Problem - Repeat each entry exactly and drop the pictures.

Dataset records -

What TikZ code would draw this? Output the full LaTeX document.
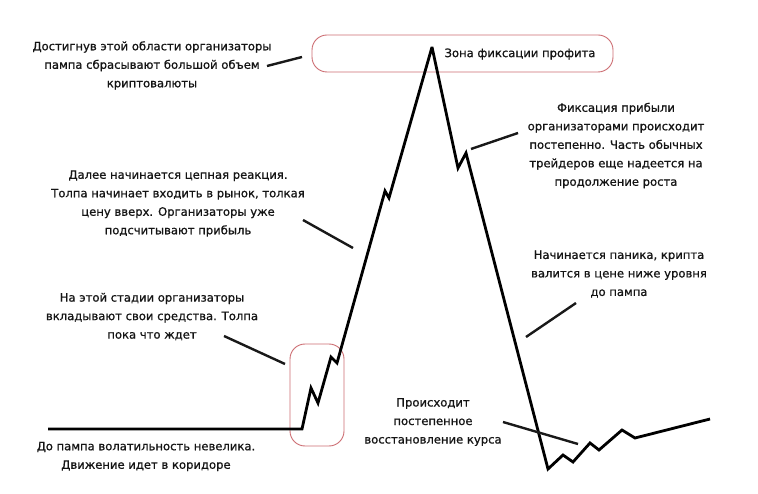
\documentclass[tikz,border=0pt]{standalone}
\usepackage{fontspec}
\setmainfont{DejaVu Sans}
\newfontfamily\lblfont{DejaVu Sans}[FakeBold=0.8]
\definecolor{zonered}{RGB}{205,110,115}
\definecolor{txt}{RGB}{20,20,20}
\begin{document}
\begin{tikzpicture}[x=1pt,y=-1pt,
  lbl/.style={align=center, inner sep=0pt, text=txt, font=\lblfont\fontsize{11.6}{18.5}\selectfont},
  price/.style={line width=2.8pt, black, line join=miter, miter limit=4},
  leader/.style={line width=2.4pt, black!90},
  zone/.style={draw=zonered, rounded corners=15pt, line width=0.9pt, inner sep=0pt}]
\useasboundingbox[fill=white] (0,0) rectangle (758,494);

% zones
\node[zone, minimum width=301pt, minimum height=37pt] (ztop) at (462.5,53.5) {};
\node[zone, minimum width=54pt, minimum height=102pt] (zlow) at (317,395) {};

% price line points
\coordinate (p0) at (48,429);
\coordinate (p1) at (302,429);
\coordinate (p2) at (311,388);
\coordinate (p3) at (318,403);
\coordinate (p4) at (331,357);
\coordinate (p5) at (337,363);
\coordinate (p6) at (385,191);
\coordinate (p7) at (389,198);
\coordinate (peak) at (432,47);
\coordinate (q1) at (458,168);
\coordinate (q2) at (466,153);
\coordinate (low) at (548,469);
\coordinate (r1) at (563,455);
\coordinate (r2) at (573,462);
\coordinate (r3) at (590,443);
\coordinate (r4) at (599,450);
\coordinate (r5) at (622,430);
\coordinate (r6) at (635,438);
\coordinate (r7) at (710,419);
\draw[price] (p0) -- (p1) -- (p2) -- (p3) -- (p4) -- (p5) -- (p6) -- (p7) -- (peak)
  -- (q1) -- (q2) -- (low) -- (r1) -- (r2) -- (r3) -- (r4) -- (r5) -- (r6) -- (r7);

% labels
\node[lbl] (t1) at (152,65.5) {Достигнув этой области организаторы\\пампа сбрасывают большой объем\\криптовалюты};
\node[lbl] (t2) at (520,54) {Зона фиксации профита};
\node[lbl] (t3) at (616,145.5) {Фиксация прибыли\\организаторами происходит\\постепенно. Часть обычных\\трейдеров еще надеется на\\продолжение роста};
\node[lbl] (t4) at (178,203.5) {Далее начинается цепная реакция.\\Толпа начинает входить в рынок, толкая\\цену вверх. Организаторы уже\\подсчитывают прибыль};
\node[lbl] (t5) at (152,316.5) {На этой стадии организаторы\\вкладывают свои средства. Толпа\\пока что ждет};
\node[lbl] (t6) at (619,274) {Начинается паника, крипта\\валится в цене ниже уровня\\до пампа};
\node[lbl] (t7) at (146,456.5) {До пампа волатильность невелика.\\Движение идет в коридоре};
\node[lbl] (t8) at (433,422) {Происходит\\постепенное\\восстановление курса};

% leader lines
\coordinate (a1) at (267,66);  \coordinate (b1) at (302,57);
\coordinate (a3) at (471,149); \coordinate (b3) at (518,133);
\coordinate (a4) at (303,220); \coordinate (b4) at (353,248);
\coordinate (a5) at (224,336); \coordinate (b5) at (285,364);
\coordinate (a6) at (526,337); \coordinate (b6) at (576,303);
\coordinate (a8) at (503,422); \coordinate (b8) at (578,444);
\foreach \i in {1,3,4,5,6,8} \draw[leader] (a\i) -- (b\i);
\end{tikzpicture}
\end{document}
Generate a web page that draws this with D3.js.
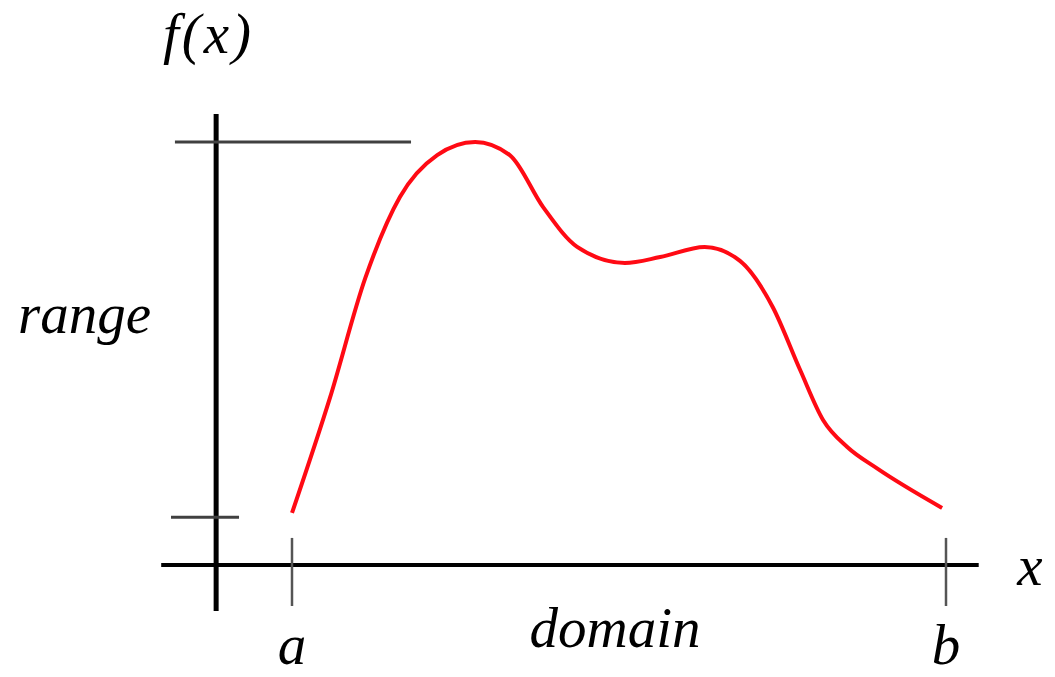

Solved exercise -
What TikZ code would draw this? Output the full LaTeX document.
\documentclass[tikz,border=0pt]{standalone}
\usepackage{fontspec}
\setmainfont{DejaVu Sans}
\newfontfamily\lblfont{DejaVu Sans}[FakeBold=0.8]
\definecolor{zonered}{RGB}{205,110,115}
\definecolor{txt}{RGB}{20,20,20}
\begin{document}
\begin{tikzpicture}[x=1pt,y=-1pt,
  lbl/.style={align=center, inner sep=0pt, text=txt, font=\lblfont\fontsize{11.6}{18.5}\selectfont},
  price/.style={line width=2.8pt, black, line join=miter, miter limit=4},
  leader/.style={line width=2.4pt, black!90},
  zone/.style={draw=zonered, rounded corners=15pt, line width=0.9pt, inner sep=0pt}]
\useasboundingbox[fill=white] (0,0) rectangle (758,494);

% zones
\node[zone, minimum width=301pt, minimum height=37pt] (ztop) at (462.5,53.5) {};
\node[zone, minimum width=54pt, minimum height=102pt] (zlow) at (317,395) {};

% price line points
\coordinate (p0) at (48,429);
\coordinate (p1) at (302,429);
\coordinate (p2) at (311,388);
\coordinate (p3) at (318,403);
\coordinate (p4) at (331,357);
\coordinate (p5) at (337,363);
\coordinate (p6) at (385,191);
\coordinate (p7) at (389,198);
\coordinate (peak) at (432,47);
\coordinate (q1) at (458,168);
\coordinate (q2) at (466,153);
\coordinate (low) at (548,469);
\coordinate (r1) at (563,455);
\coordinate (r2) at (573,462);
\coordinate (r3) at (590,443);
\coordinate (r4) at (599,450);
\coordinate (r5) at (622,430);
\coordinate (r6) at (635,438);
\coordinate (r7) at (710,419);
\draw[price] (p0) -- (p1) -- (p2) -- (p3) -- (p4) -- (p5) -- (p6) -- (p7) -- (peak)
  -- (q1) -- (q2) -- (low) -- (r1) -- (r2) -- (r3) -- (r4) -- (r5) -- (r6) -- (r7);

% labels
\node[lbl] (t1) at (152,65.5) {Достигнув этой области организаторы\\пампа сбрасывают большой объем\\криптовалюты};
\node[lbl] (t2) at (520,54) {Зона фиксации профита};
\node[lbl] (t3) at (616,145.5) {Фиксация прибыли\\организаторами происходит\\постепенно. Часть обычных\\трейдеров еще надеется на\\продолжение роста};
\node[lbl] (t4) at (178,203.5) {Далее начинается цепная реакция.\\Толпа начинает входить в рынок, толкая\\цену вверх. Организаторы уже\\подсчитывают прибыль};
\node[lbl] (t5) at (152,316.5) {На этой стадии организаторы\\вкладывают свои средства. Толпа\\пока что ждет};
\node[lbl] (t6) at (619,274) {Начинается паника, крипта\\валится в цене ниже уровня\\до пампа};
\node[lbl] (t7) at (146,456.5) {До пампа волатильность невелика.\\Движение идет в коридоре};
\node[lbl] (t8) at (433,422) {Происходит\\постепенное\\восстановление курса};

% leader lines
\coordinate (a1) at (267,66);  \coordinate (b1) at (302,57);
\coordinate (a3) at (471,149); \coordinate (b3) at (518,133);
\coordinate (a4) at (303,220); \coordinate (b4) at (353,248);
\coordinate (a5) at (224,336); \coordinate (b5) at (285,364);
\coordinate (a6) at (526,337); \coordinate (b6) at (576,303);
\coordinate (a8) at (503,422); \coordinate (b8) at (578,444);
\foreach \i in {1,3,4,5,6,8} \draw[leader] (a\i) -- (b\i);
\end{tikzpicture}
\end{document}
Generate a web page that draws this with D3.js.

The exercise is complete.